Given instruction:
Where a line holds the word "picture", copy that line.

Source excerpt:
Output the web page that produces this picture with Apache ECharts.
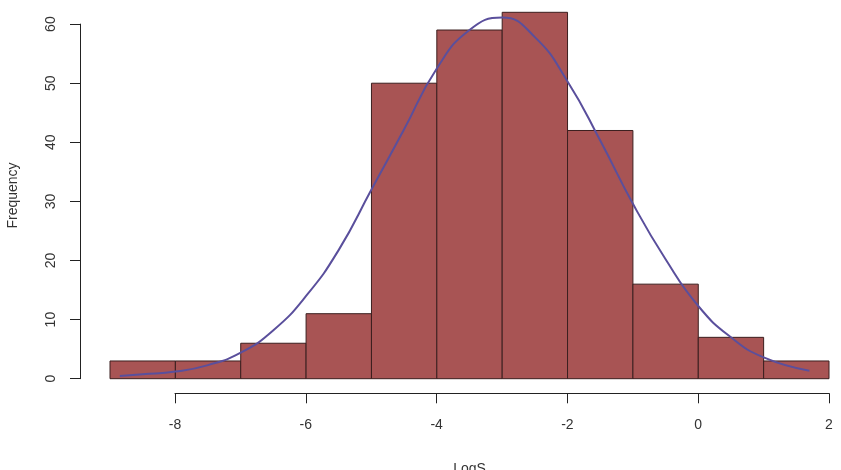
<!DOCTYPE html>
<html>
<head>
<meta charset="utf-8">
<script src="https://cdn.jsdelivr.net/npm/echarts@6/dist/echarts.min.js"></script>
<style>
    html, body {margin: 0; padding: 0; background: #fff;}
    #chart {width: 841px; height: 470px;}
</style>
</head>
<body>
<div id="chart"></div>
<script>
// histogram bins (LogS) and counts
const binStart = [-9, -8, -7, -6, -5, -4, -3, -2, -1, 0, 1];
const binEnd = [-8, -7, -6, -5, -4, -3, -2, -1, 0, 1, 2];
const counts = [3, 3, 6, 11, 50, 59, 62, 42, 16, 7, 3];

// fitted curve
const curveX = [-8.85, -8.5, -8, -7.5, -7, -6.5, -6, -5.5, -5, -4.5, -4, -3.5, -3, -2.5, -2, -1.5, -1, -0.5, 0, 0.5, 1, 1.7];
const curveY = [0.45, 0.75, 1.2, 2.3, 4.4, 8.2, 14, 21.8, 32, 42.2, 52.5, 59, 61.1, 57.8, 50.3, 40.3, 29.6, 20.2, 12.3, 7, 3.6, 1.35];

const xTicks = [-8, -6, -4, -2, 0, 2];
const yTicks = [0, 10, 20, 30, 40, 50, 60];

const font = 'Liberation Sans, Arial, sans-serif';
const textColor = '#333';

let myChart = echarts.init(document.getElementById('chart'));

let option = {
    animation: false,
    backgroundColor: '#fff',
    textStyle: {fontFamily: font},
    grid: [
        // plot region
        {left: 110, right: 12, top: 12.3, bottom: 91.3, outerBoundsMode: 'none', containLabel: false},
        // axis decoration only (R style axes spanning tick range)
        {left: 175, right: 12, top: 24.1, bottom: 91.3, outerBoundsMode: 'none', containLabel: false}
    ],
    xAxis: [
        {
            type: 'value', gridIndex: 0, min: -9, max: 2,
            splitLine: {show: false}, axisLine: {show: false},
            axisTick: {show: false}, axisLabel: {show: false},
            name: 'LogS', nameLocation: 'middle', nameGap: 83,
            nameTextStyle: {color: textColor, fontSize: 14, fontFamily: font}
        },
        {
            type: 'value', gridIndex: 1, min: xTicks[0], max: xTicks[xTicks.length - 1], interval: 2,
            offset: 14.6,
            splitLine: {show: false},
            axisLine: {show: true, onZero: false, lineStyle: {color: '#222', width: 1}},
            axisTick: {show: true, length: 10, lineStyle: {color: '#222'}},
            axisLabel: {color: textColor, fontSize: 14, fontFamily: font, margin: 25}
        }
    ],
    yAxis: [
        {
            type: 'value', gridIndex: 0, min: 0, max: 62,
            splitLine: {show: false}, axisLine: {show: false},
            axisTick: {show: false}, axisLabel: {show: false},
            name: 'Frequency', nameLocation: 'middle', nameGap: 90, nameRotate: 90,
            nameTextStyle: {color: textColor, fontSize: 14, fontFamily: font}
        },
        {
            type: 'value', gridIndex: 1, min: yTicks[0], max: yTicks[yTicks.length - 1], interval: 10,
            offset: 95,
            splitLine: {show: false},
            axisLine: {show: true, onZero: false, lineStyle: {color: '#222', width: 1}},
            axisTick: {show: true, length: 10, lineStyle: {color: '#222'}},
            axisLabel: {color: textColor, fontSize: 14, fontFamily: font, margin: 22, rotate: 90}
        }
    ],
    series: [
        {
            type: 'custom',
            xAxisIndex: 0, yAxisIndex: 0,
            data: counts.map((c, i) => [binStart[i], binEnd[i], c]),
            renderItem: function (params, api) {
                let p0 = api.coord([api.value(0), 0]);
                let p1 = api.coord([api.value(1), api.value(2)]);
                return {
                    type: 'rect',
                    shape: {x: p0[0], y: p1[1], width: p1[0] - p0[0], height: p0[1] - p1[1]},
                    style: {fill: '#a85454', stroke: '#3b1f1f', lineWidth: 1}
                };
            },
            encode: {x: [0, 1], y: 2}
        },
        {
            type: 'line',
            xAxisIndex: 0, yAxisIndex: 0,
            data: curveX.map((x, i) => [x, curveY[i]]),
            smooth: true,
            symbol: 'none',
            lineStyle: {color: '#5a4f9c', width: 2},
            z: 5
        }
    ]
};
myChart.setOption(option);
</script>
</body>
</html>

Response:
Output the web page that produces this picture with Apache ECharts.

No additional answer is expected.